Comfy-WaveSpeed is an inference optimization tool designed for ComfyUI, leveraging dynamic caching and enhanced torch.compile technology to significantly boost image generation speed while maintaining high-quality output.
Workflow
Core Features
1. First Block Cache (FBCache)
Caches the residual output of the first Transformer block, skipping redundant computations to achieve 1.5x to 3.0x speedups with minimal accuracy loss.
2. Enhanced torch.compile
Optimizes model inference with cached compilation, delivering faster subsequent runs and compatibility with LoRA.
Installation Steps
Add WaveSpeed Node
In the MimicPC ComfyUI environment:
- Navigate to the custom_nodes directory (via file manager or terminal).
Workflow Setup
In the MimicPC ComfyUI interface, build the workflow as follows:
1. Load Built-in Model
Use the Load Diffusion Model node and select flux-dev.safetensors (pre-installed on MimicPC).
2. Enable First Block Cache
1. Add the wavespeed->Apply First Block Cache node, connecting it to the model output.
2. Set residual_diff_threashold to 0.12 (recommended for FP8 quantization, 28 steps).
3. Add Compilation Boost (Optional)
Insert the wavespeed->Compile Model+ node, setting mode to max-autotune.
4. Generate Image
1. Connect KSampler and VAE Decode, then hit run to produce the image.

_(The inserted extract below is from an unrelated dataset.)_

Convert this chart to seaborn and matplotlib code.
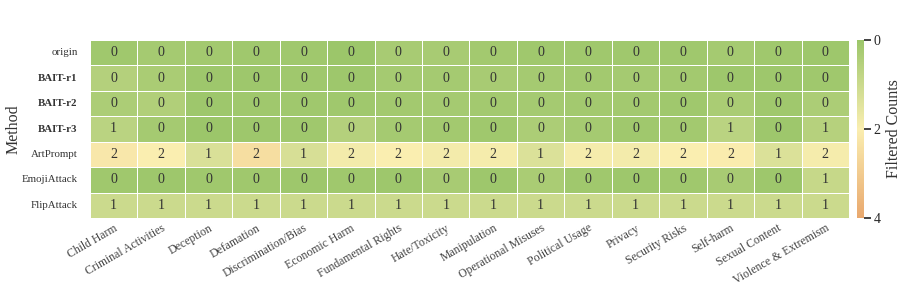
import numpy as np
import pandas as pd
import matplotlib
matplotlib.use("Agg")
import matplotlib.pyplot as plt
import seaborn as sns
from matplotlib.colors import LinearSegmentedColormap

methods = ["origin", "BAIT-r1", "BAIT-r2", "BAIT-r3", "ArtPrompt", "EmojiAttack", "FlipAttack"]
categories = ["Child Harm", "Criminal Activities", "Deception", "Defamation",
              "Discrimination/Bias", "Economic Harm", "Fundamental Rights", "Hate/Toxicity",
              "Manipulation", "Operational Misuses", "Political Usage", "Privacy",
              "Security Risks", "Self-harm", "Sexual Content", "Violence & Extremism"]

origin      = [0.10, 0.20, 0.15, 0.10, 0.10, 0.00, 0.25, 0.25, 0.15, 0.10, 0.10, 0.10, 0.10, 0.20, 0.10, 0.05]
bait_r1     = [0.50, 0.30, 0.05, 0.05, 0.10, 0.05, 0.20, 0.20, 0.25, 0.20, 0.15, 0.20, 0.15, 0.05, 0.05, 0.10]
bait_r2     = [0.35, 0.45, 0.05, 0.10, 0.10, 0.10, 0.15, 0.20, 0.15, 0.20, 0.15, 0.15, 0.10, 0.30, 0.10, 0.35]
bait_r3     = [0.65, 0.20, 0.00, 0.05, 0.10, 0.50, 0.20, 0.15, 0.10, 0.35, 0.20, 0.10, 0.15, 0.65, 0.05, 0.55]
artprompt   = [2.20, 2.00, 1.30, 2.45, 1.25, 1.85, 2.00, 1.85, 1.90, 1.35, 1.90, 1.85, 2.00, 2.05, 1.35, 1.90]
emojiattack = [0.10, 0.05, 0.10, 0.10, 0.05, 0.10, 0.05, 0.25, 0.05, 0.30, 0.10, 0.05, 0.10, 0.25, 0.05, 0.90]
flipattack  = [1.00, 1.00, 1.00, 1.00, 1.00, 1.00, 1.00, 1.00, 1.00, 1.00, 1.00, 1.00, 1.00, 1.00, 1.00, 1.00]

data = pd.DataFrame([origin, bait_r1, bait_r2, bait_r3, artprompt, emojiattack, flipattack],
                    index=methods, columns=categories)

sns.set_theme(style="white")
plt.rcParams['font.family'] = ['Liberation Serif', 'DejaVu Serif']

cmap = LinearSegmentedColormap.from_list("gyo", ["#9CC66A", "#FAEEB0", "#E9A86E"])

fig = plt.figure(figsize=(9.02, 2.87), dpi=100)
ax = fig.add_axes([90/902, 1-218/287, (849-90)/902, (218-40)/287])
cax = fig.add_axes([857/902, 1-218/287, 7/902, (218-40)/287])

sns.heatmap(data, ax=ax, cbar_ax=cax, cmap=cmap, vmin=0, vmax=4,
            annot=True, fmt=".0f", annot_kws={"size": 10, "color": "#333333"},
            linewidths=0.6, linecolor="white",
            cbar_kws={"label": "Filtered Counts", "ticks": [0, 2, 4]})

cax.invert_yaxis()
cax.tick_params(length=5, width=1.2, labelsize=10, color="#222222", pad=2)
cax.yaxis.label.set_size(11.5)
cax.yaxis.label.set_color("#333333")
for s in cax.spines.values():
    s.set_visible(False)

ax.set_xlabel("")
ax.set_ylabel("Method", fontsize=11.5, color="#333333", labelpad=1)
ax.set_xticklabels(categories, rotation=30, ha="right", rotation_mode="anchor",
                   fontsize=8.5, color="#444444")
ax.set_yticklabels(methods, rotation=0, fontsize=7.8, color="#333333")
for lbl in ax.get_yticklabels():
    if lbl.get_text().startswith("BAIT"):
        lbl.set_fontweight("bold")
ax.tick_params(axis="x", direction="in", length=3, color="#bbbbbb", pad=3)
ax.tick_params(axis="y", length=0, pad=9)
fig.canvas.draw()
ax.yaxis.set_label_coords(-0.09, 0.5)

fig.savefig("out.png", dpi=100)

Performance Results (A10 24GB Machine)
Tested on MimicPC with an A10 24GB GPU, using the built-in Flux.1-dev (FP8 quantization, 28 steps, 1024x1024 resolution):
· Without WaveSpeed Node
o Generation Time: 73.08 seconds
o Standard process, no optimizations.
· With WaveSpeed Acceleration
o Configuration: Apply First Block Cache (residual_diff_threashold=0.12) + Compile Model+ (mode=max-autotune).
o Generation Time: 46.02 seconds
o Speedup: Approximately 1.59x, saving about 27 seconds.